With the crisis in Ukraine, I explored ways I could help the people of Ukraine. Parker J Palmer posted a list of researched organizations that we could support in various ways. (Check out his Facebook page). I decided to subscribe to The Kyiv Independent newspaper. So now I get the daily Kyiv Independent in my inbox.
And now this blog of mine is in your inbox. Thank you for the read. (And, I like your hat).
I’ve been thinking about the way, when you walk
down a crowded aisle, people pull in their legs
to let you by. Or how strangers still say “bless you”
when someone sneezes, a leftover
from the Bubonic plague. “Don’t die,” we are saying.
And sometimes, when you spill lemons
from your grocery bag, someone else will help you
pick them up. Mostly, we don’t want to harm each other.

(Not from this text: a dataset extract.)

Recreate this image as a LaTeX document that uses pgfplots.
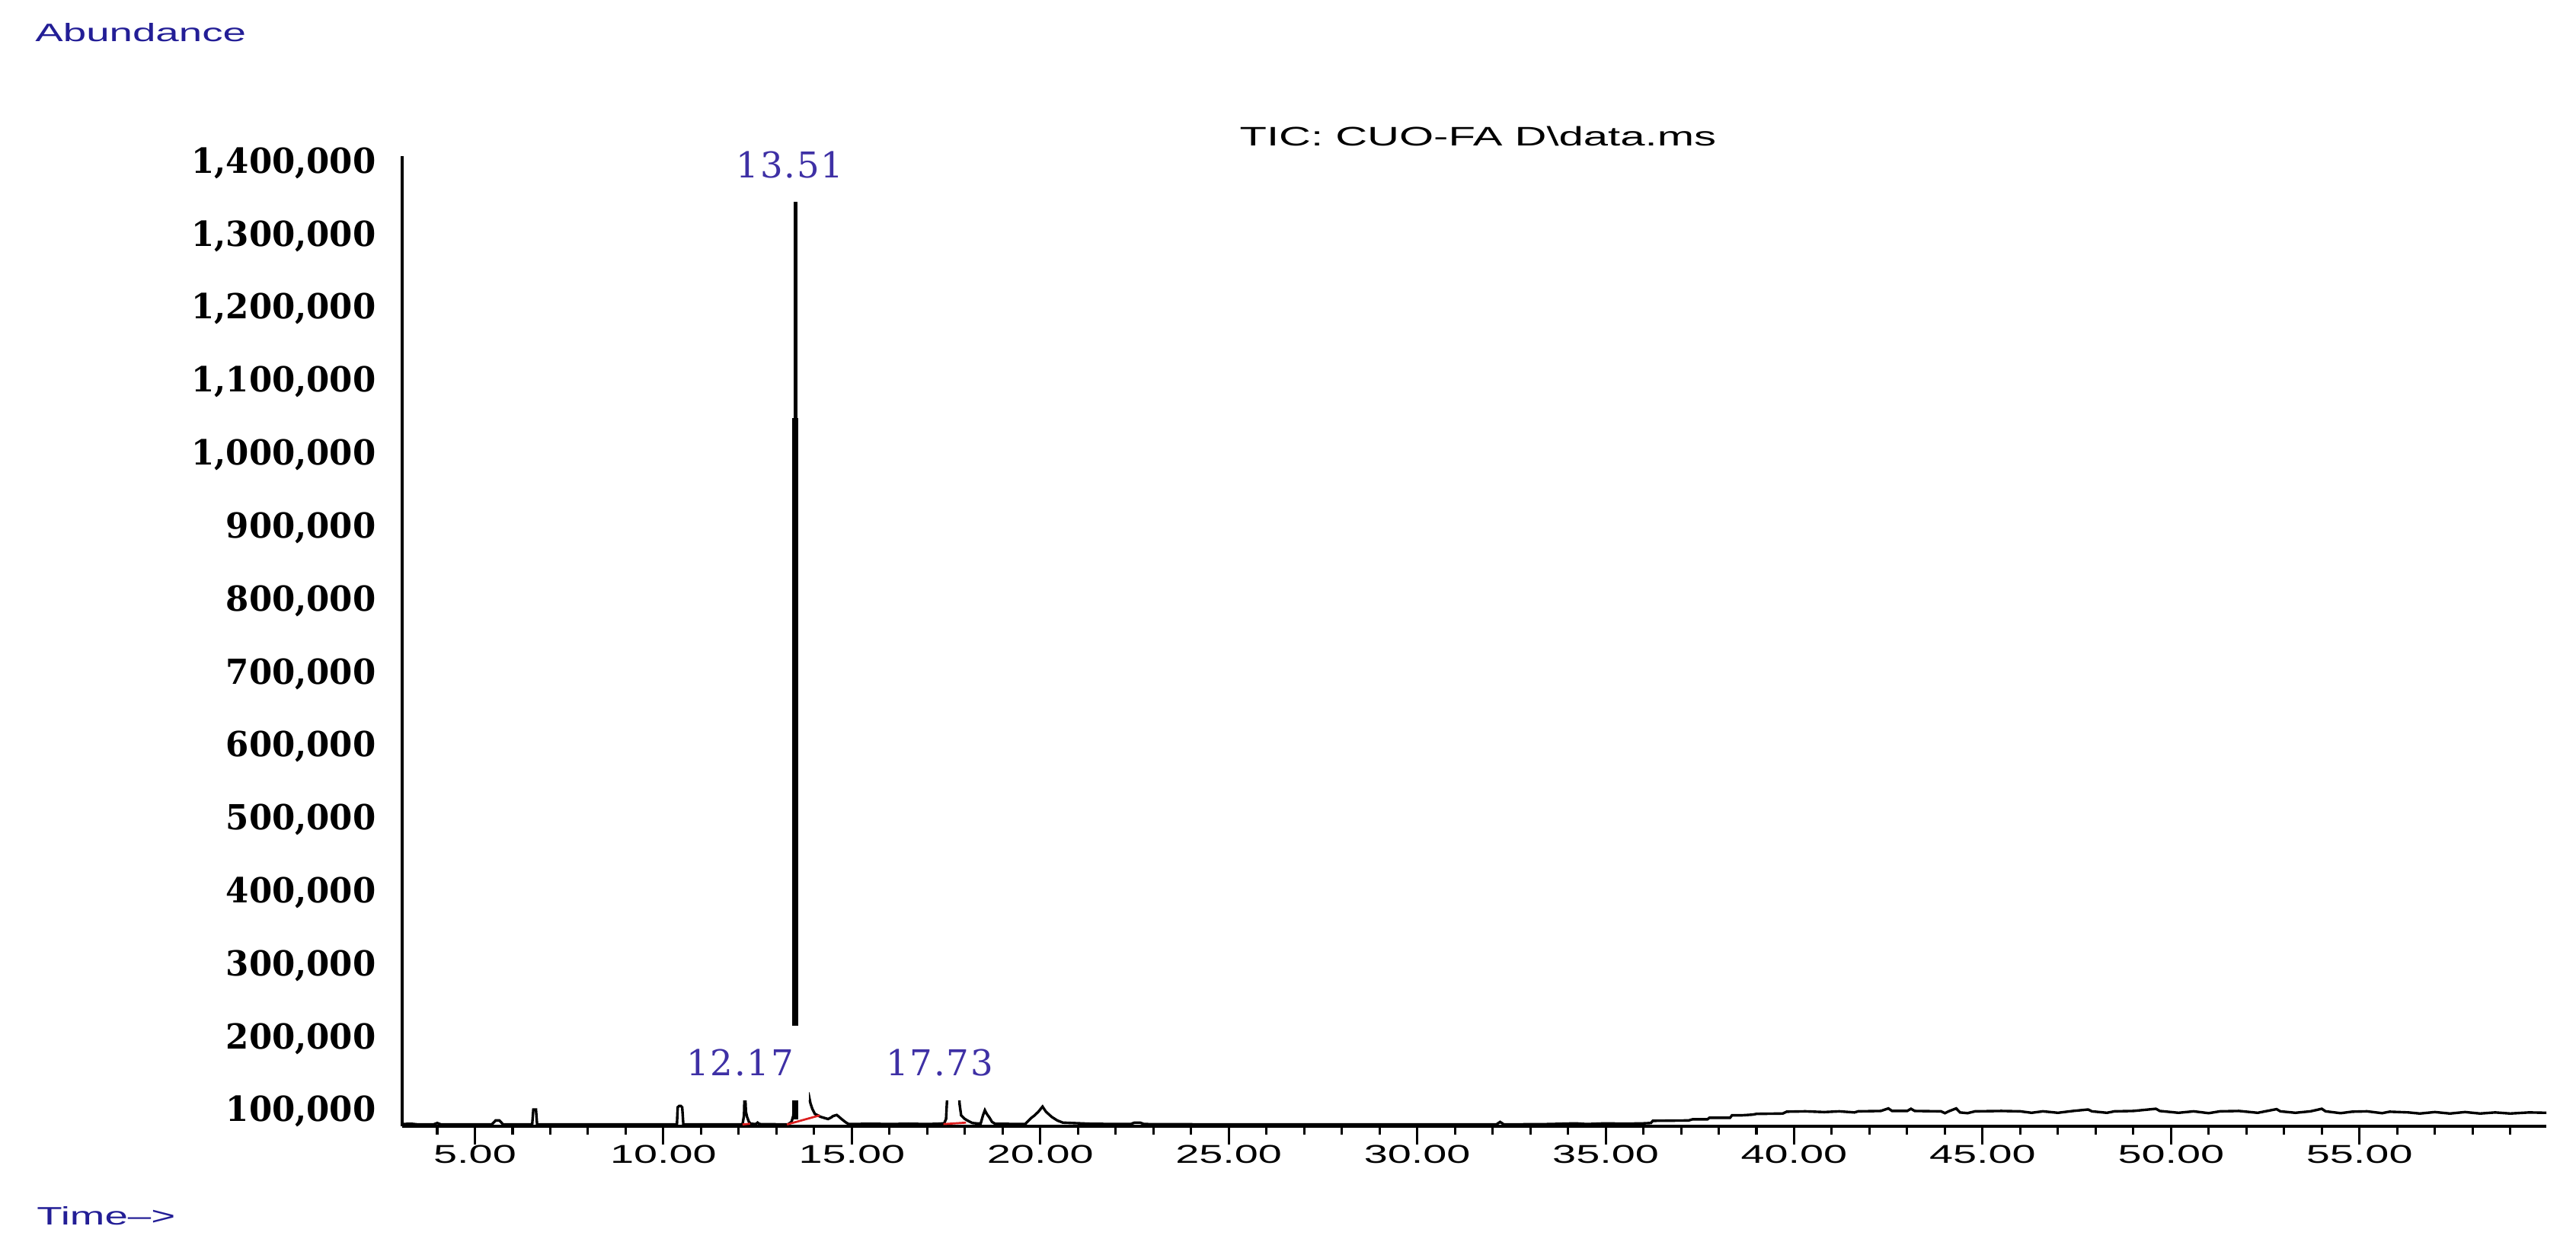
\documentclass[border=0pt]{standalone}
\usepackage{fontspec}
\usepackage{pgfplots}
\pgfplotsset{compat=1.18}
\setmainfont{Liberation Sans}
\newfontfamily\chemfont[FakeStretch=1.65]{Liberation Sans}
\newfontfamily\yfont[FakeStretch=0.96]{DejaVu Serif}
\newfontfamily\peakfont[LetterSpace=4]{DejaVu Serif}
\definecolor{chemblue}{RGB}{35,30,150}
\definecolor{peakblue}{RGB}{62,48,165}
\definecolor{intred}{RGB}{220,30,30}

\begin{document}
\begin{tikzpicture}
\path[use as bounding box] (-78.06pt,-25.43pt) rectangle (421.94pt,218.66pt);
\begin{axis}[
  scale only axis, width=416.2pt, height=188.4pt,
  xmin=3.07, xmax=59.96, ymin=80000, ymax=1410000,
  axis x line*=bottom, axis y line*=left,
  axis line style={line width=0.5pt, black},
  clip=false,
  xtick={5,10,...,55},
  xticklabels={5.00,10.00,15.00,20.00,25.00,30.00,35.00,40.00,45.00,50.00,55.00},
  minor xtick={4,5,...,59},
  tick align=outside,
  major tick length=3.5pt, minor tick length=1.6pt,
  x tick style={line width=0.45pt, black},
  xticklabel style={font=\chemfont\fontsize{5pt}{6pt}\selectfont, anchor=north, inner sep=0pt},
  ytick={100000,200000,...,1400000},
  yticklabels={{100,000},{200,000},{300,000},{400,000},{500,000},{600,000},{700,000},
    {800,000},{900,000},{1,000,000},{1,100,000},{1,200,000},{1,300,000},{1,400,000}},
  y tick style={draw=none},
  yticklabel style={font=\yfont\bfseries\fontsize{6.7pt}{7pt}\selectfont, anchor=east, inner sep=0pt, xshift=-1.4pt},
  scaled y ticks=false,
]
% total ion chromatogram
\addplot[black, line width=0.5pt] coordinates {
(3.07,83000)(3.3,83500)(3.5,82500)(3.9,82500)(4.0,84500)(4.1,82500)
(5.45,82500)(5.55,88000)(5.65,88000)(5.75,82500)
(6.52,82500)(6.55,103000)(6.62,103000)(6.65,82500)
(8.0,82500)(10.36,82500)(10.38,106000)(10.42,108000)(10.46,108000)(10.50,106000)(10.53,82500)
(12.10,82500)(12.14,95000)(12.16,135000)(12.19,100000)(12.22,93000)(12.27,86000)(12.32,83500)
(12.45,83000)(12.5,85000)(12.55,83000)
(13.3,82500)(13.40,86000)(13.45,95000)(13.47,150000)(13.50,1360000)(13.53,160000)
(13.65,125000)(13.78,130000)(13.85,125000)(13.9,112000)(13.95,104000)(14.02,97000)
(14.17,93000)(14.3,91000)(14.37,90000)(14.45,92000)(14.5,94000)(14.6,95500)(14.66,93000)
(14.75,89000)(14.85,85000)(14.92,83000)
(15.0,83000)(15.5,83500)(16.0,83000)(16.5,83500)(17.0,83000)(17.3,83500)
(17.45,84000)(17.50,90000)(17.52,110000)(17.55,140000)(17.65,140000)(17.70,135000)
(17.75,140000)(17.83,140000)(17.86,110000)(17.9,95000)(18.0,90000)(18.1,87000)
(18.2,84500)(18.3,84000)
(18.42,84000)(18.48,95000)(18.53,102000)(18.58,97000)(18.65,92000)(18.72,86000)(18.8,83500)
(19.5,83000)(19.6,83000)(19.75,91000)(19.85,95000)(19.95,100000)(20.06,107000)(20.15,100000)
(20.3,93000)(20.45,88000)(20.6,85000)(21.3,83500)(22.0,83000)(22.4,83000)(22.5,85000)
(22.65,85000)(22.75,83000)
(25,82500)(30,82500)(32.1,82500)(32.2,86000)(32.3,82500)
(33.5,83000)(34.2,84000)(34.5,83000)(35.0,84000)(35.5,83500)(36.0,84000)(36.2,84500)
(36.25,87500)(37.2,88000)(37.3,89500)(37.7,89600)(37.75,91600)(38.3,91600)(38.35,95000)
(38.6,95000)(38.9,96000)(39.0,97000)(39.7,97500)(39.8,100000)
(40.3,100500)(40.8,99500)(41.2,100500)(41.6,99000)(41.7,100500)(42.3,101000)(42.5,104500)
(42.6,101000)(43.0,101000)(43.1,104000)(43.2,101000)(43.9,100500)(44.0,98000)(44.1,100500)
(44.3,104500)(44.4,99000)(44.6,98000)(44.8,100500)(45.5,101000)(46.0,100500)(46.3,98500)
(46.6,100500)(47.0,98500)(47.4,101000)(47.8,103000)(47.9,100500)(48.3,98500)(48.5,100500)
(49.0,101000)(49.6,104000)(49.7,101000)(50.2,98500)(50.6,100500)(51.0,98000)(51.3,100500)
(51.8,101000)(52.3,98500)(52.8,103500)(52.9,100500)(53.3,98500)(53.7,100500)(54.0,104000)
(54.1,100500)(54.5,98000)(54.8,100000)(55.2,100500)(55.6,98000)(55.8,100000)(56.3,99000)
(56.6,97500)(57.0,99500)(57.4,97500)(57.8,99500)(58.2,97500)(58.6,99000)(59.0,97500)
(59.5,99000)(59.96,98500)
};
% body of the 13.51 peak
\addplot[black, fill=black, line width=0.3pt] coordinates {
(13.44,90000)(13.44,1050000)(13.47,1050000)(13.47,1360000)(13.53,1360000)
(13.53,1050000)(13.56,1050000)(13.56,90000)} -- cycle;
% integration baselines
\addplot[intred, line width=0.4pt] coordinates {(12.10,82500)(12.30,83500)};
\addplot[intred, line width=0.4pt] coordinates {(13.28,82500)(14.15,95000)};
\addplot[intred, line width=0.4pt] coordinates {(17.43,83000)(18.03,85000)};
% peak labels
\begin{scope}[every node/.style={fill=white, inner xsep=3pt, inner ysep=4.6pt,
    text=peakblue, font=\peakfont\fontsize{6.9pt}{7pt}\selectfont}]
\node at (axis cs:13.36,1398000) {13.51};
\node at (axis cs:12.035,166800) {12.17};
\node at (axis cs:17.33,166800) {17.73};
\end{scope}
\end{axis}
\node[anchor=west, inner sep=0pt, text=chemblue, font=\chemfont\fontsize{4.9pt}{6pt}\selectfont] at (-71.4pt,212.3pt) {Abundance};
\node[anchor=west, inner sep=0pt, text=chemblue, font=\chemfont\fontsize{4.9pt}{6pt}\selectfont] at (-71.1pt,-17.4pt) {Time\textendash{}>};
\node[inner sep=0pt, font=\chemfont\fontsize{5.2pt}{6pt}\selectfont] at (208.8pt,192.2pt) {TIC: CUO-FA D\textbackslash{}data.ms};
\end{tikzpicture}
\end{document}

We want to be handed our cup of coffee hot,
and to say thank you to the person handing it. To smile
at them and for them to smile back. For the waitress
to call us honey when she sets down the bowl of clam chowder,
and for the driver in the red pick-up truck to let us pass.
We have so little of each other, now. So far
from tribe and fire. Only these brief moments of exchange.
What if they are the true dwelling of the holy, these
fleeting temples we make together when we say, “Here,
have my seat,” “Go ahead—you first,” “I like your hat.”